> [Exercise aim] Exactly as written, quote every line that follows, skipping the images.

> [Source material]
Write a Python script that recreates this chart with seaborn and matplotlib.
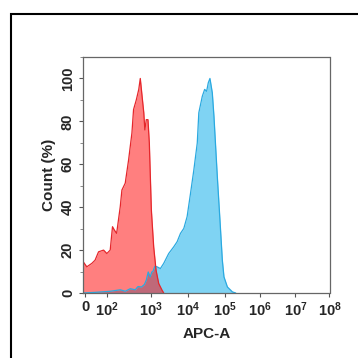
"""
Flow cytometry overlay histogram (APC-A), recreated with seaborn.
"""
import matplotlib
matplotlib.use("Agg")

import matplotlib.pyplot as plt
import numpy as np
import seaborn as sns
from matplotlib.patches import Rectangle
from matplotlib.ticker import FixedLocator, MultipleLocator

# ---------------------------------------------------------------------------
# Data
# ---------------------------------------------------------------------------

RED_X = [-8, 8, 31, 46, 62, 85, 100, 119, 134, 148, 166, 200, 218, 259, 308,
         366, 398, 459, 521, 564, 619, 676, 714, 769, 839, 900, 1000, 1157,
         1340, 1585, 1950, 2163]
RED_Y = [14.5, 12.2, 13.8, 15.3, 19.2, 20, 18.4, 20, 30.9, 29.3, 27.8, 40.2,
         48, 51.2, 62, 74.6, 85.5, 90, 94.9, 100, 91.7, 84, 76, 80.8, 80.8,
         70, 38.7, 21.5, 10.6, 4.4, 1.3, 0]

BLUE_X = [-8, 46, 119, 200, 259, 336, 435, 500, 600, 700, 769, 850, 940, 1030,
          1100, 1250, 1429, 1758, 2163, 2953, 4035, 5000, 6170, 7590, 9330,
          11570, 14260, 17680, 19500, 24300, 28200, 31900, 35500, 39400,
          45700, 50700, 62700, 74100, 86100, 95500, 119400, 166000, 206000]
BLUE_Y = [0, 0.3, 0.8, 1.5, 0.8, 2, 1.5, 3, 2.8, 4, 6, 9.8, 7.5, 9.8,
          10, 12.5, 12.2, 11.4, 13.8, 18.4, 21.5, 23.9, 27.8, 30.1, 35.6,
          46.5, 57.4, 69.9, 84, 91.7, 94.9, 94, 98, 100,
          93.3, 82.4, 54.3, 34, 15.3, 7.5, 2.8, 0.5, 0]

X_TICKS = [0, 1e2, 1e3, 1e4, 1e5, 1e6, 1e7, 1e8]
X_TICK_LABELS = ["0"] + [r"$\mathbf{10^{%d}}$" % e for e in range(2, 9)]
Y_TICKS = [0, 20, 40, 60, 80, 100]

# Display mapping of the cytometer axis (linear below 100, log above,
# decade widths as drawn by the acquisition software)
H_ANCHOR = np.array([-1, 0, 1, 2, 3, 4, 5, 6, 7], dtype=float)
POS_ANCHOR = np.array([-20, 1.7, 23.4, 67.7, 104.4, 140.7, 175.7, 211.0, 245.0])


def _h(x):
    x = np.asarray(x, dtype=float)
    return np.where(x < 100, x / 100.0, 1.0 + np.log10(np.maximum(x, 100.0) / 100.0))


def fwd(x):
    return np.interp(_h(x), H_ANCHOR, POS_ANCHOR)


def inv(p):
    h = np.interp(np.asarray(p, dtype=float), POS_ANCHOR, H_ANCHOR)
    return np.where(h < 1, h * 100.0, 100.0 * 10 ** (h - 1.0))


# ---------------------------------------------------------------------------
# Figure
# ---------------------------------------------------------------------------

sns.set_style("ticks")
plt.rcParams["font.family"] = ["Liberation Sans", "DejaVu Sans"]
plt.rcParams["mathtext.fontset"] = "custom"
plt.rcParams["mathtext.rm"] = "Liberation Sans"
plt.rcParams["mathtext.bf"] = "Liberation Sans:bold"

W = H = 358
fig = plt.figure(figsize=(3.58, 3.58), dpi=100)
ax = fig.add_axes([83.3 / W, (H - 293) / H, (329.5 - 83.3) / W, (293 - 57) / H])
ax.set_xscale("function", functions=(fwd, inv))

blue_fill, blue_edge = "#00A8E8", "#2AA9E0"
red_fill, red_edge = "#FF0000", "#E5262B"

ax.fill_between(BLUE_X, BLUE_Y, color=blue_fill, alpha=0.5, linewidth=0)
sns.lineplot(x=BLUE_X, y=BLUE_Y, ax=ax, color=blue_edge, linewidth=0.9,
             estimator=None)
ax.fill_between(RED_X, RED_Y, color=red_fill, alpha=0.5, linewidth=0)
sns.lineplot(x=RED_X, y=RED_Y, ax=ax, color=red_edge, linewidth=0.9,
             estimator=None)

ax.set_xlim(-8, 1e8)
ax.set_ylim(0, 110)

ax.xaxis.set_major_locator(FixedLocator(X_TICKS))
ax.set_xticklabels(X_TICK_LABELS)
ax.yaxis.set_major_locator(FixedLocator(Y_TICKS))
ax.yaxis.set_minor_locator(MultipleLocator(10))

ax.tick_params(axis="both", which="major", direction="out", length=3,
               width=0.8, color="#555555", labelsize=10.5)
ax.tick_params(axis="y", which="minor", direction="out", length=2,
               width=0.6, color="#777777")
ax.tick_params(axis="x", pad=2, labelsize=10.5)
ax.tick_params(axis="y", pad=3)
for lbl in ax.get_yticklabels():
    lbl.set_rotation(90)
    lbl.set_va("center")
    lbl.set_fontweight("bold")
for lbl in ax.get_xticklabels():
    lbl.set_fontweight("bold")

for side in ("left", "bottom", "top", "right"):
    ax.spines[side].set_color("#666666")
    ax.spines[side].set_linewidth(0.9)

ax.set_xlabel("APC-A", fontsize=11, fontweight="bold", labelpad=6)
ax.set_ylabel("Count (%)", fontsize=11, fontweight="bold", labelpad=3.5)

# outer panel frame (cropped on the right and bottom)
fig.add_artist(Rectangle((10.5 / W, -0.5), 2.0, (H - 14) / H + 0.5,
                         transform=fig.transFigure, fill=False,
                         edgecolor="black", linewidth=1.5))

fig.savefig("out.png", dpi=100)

> [Exercise solution]
Write a Python script that recreates this chart with seaborn and matplotlib.
"""
Flow cytometry overlay histogram (APC-A), recreated with seaborn.
"""
import matplotlib
matplotlib.use("Agg")

import matplotlib.pyplot as plt
import numpy as np
import seaborn as sns
from matplotlib.patches import Rectangle
from matplotlib.ticker import FixedLocator, MultipleLocator

# ---------------------------------------------------------------------------
# Data
# ---------------------------------------------------------------------------

RED_X = [-8, 8, 31, 46, 62, 85, 100, 119, 134, 148, 166, 200, 218, 259, 308,
         366, 398, 459, 521, 564, 619, 676, 714, 769, 839, 900, 1000, 1157,
         1340, 1585, 1950, 2163]
RED_Y = [14.5, 12.2, 13.8, 15.3, 19.2, 20, 18.4, 20, 30.9, 29.3, 27.8, 40.2,
         48, 51.2, 62, 74.6, 85.5, 90, 94.9, 100, 91.7, 84, 76, 80.8, 80.8,
         70, 38.7, 21.5, 10.6, 4.4, 1.3, 0]

BLUE_X = [-8, 46, 119, 200, 259, 336, 435, 500, 600, 700, 769, 850, 940, 1030,
          1100, 1250, 1429, 1758, 2163, 2953, 4035, 5000, 6170, 7590, 9330,
          11570, 14260, 17680, 19500, 24300, 28200, 31900, 35500, 39400,
          45700, 50700, 62700, 74100, 86100, 95500, 119400, 166000, 206000]
BLUE_Y = [0, 0.3, 0.8, 1.5, 0.8, 2, 1.5, 3, 2.8, 4, 6, 9.8, 7.5, 9.8,
          10, 12.5, 12.2, 11.4, 13.8, 18.4, 21.5, 23.9, 27.8, 30.1, 35.6,
          46.5, 57.4, 69.9, 84, 91.7, 94.9, 94, 98, 100,
          93.3, 82.4, 54.3, 34, 15.3, 7.5, 2.8, 0.5, 0]

X_TICKS = [0, 1e2, 1e3, 1e4, 1e5, 1e6, 1e7, 1e8]
X_TICK_LABELS = ["0"] + [r"$\mathbf{10^{%d}}$" % e for e in range(2, 9)]
Y_TICKS = [0, 20, 40, 60, 80, 100]

# Display mapping of the cytometer axis (linear below 100, log above,
# decade widths as drawn by the acquisition software)
H_ANCHOR = np.array([-1, 0, 1, 2, 3, 4, 5, 6, 7], dtype=float)
POS_ANCHOR = np.array([-20, 1.7, 23.4, 67.7, 104.4, 140.7, 175.7, 211.0, 245.0])


def _h(x):
    x = np.asarray(x, dtype=float)
    return np.where(x < 100, x / 100.0, 1.0 + np.log10(np.maximum(x, 100.0) / 100.0))


def fwd(x):
    return np.interp(_h(x), H_ANCHOR, POS_ANCHOR)


def inv(p):
    h = np.interp(np.asarray(p, dtype=float), POS_ANCHOR, H_ANCHOR)
    return np.where(h < 1, h * 100.0, 100.0 * 10 ** (h - 1.0))


# ---------------------------------------------------------------------------
# Figure
# ---------------------------------------------------------------------------

sns.set_style("ticks")
plt.rcParams["font.family"] = ["Liberation Sans", "DejaVu Sans"]
plt.rcParams["mathtext.fontset"] = "custom"
plt.rcParams["mathtext.rm"] = "Liberation Sans"
plt.rcParams["mathtext.bf"] = "Liberation Sans:bold"

W = H = 358
fig = plt.figure(figsize=(3.58, 3.58), dpi=100)
ax = fig.add_axes([83.3 / W, (H - 293) / H, (329.5 - 83.3) / W, (293 - 57) / H])
ax.set_xscale("function", functions=(fwd, inv))

blue_fill, blue_edge = "#00A8E8", "#2AA9E0"
red_fill, red_edge = "#FF0000", "#E5262B"

ax.fill_between(BLUE_X, BLUE_Y, color=blue_fill, alpha=0.5, linewidth=0)
sns.lineplot(x=BLUE_X, y=BLUE_Y, ax=ax, color=blue_edge, linewidth=0.9,
             estimator=None)
ax.fill_between(RED_X, RED_Y, color=red_fill, alpha=0.5, linewidth=0)
sns.lineplot(x=RED_X, y=RED_Y, ax=ax, color=red_edge, linewidth=0.9,
             estimator=None)

ax.set_xlim(-8, 1e8)
ax.set_ylim(0, 110)

ax.xaxis.set_major_locator(FixedLocator(X_TICKS))
ax.set_xticklabels(X_TICK_LABELS)
ax.yaxis.set_major_locator(FixedLocator(Y_TICKS))
ax.yaxis.set_minor_locator(MultipleLocator(10))

ax.tick_params(axis="both", which="major", direction="out", length=3,
               width=0.8, color="#555555", labelsize=10.5)
ax.tick_params(axis="y", which="minor", direction="out", length=2,
               width=0.6, color="#777777")
ax.tick_params(axis="x", pad=2, labelsize=10.5)
ax.tick_params(axis="y", pad=3)
for lbl in ax.get_yticklabels():
    lbl.set_rotation(90)
    lbl.set_va("center")
    lbl.set_fontweight("bold")
for lbl in ax.get_xticklabels():
    lbl.set_fontweight("bold")

for side in ("left", "bottom", "top", "right"):
    ax.spines[side].set_color("#666666")
    ax.spines[side].set_linewidth(0.9)

ax.set_xlabel("APC-A", fontsize=11, fontweight="bold", labelpad=6)
ax.set_ylabel("Count (%)", fontsize=11, fontweight="bold", labelpad=3.5)

# outer panel frame (cropped on the right and bottom)
fig.add_artist(Rectangle((10.5 / W, -0.5), 2.0, (H - 14) / H + 0.5,
                         transform=fig.transFigure, fill=False,
                         edgecolor="black", linewidth=1.5))

fig.savefig("out.png", dpi=100)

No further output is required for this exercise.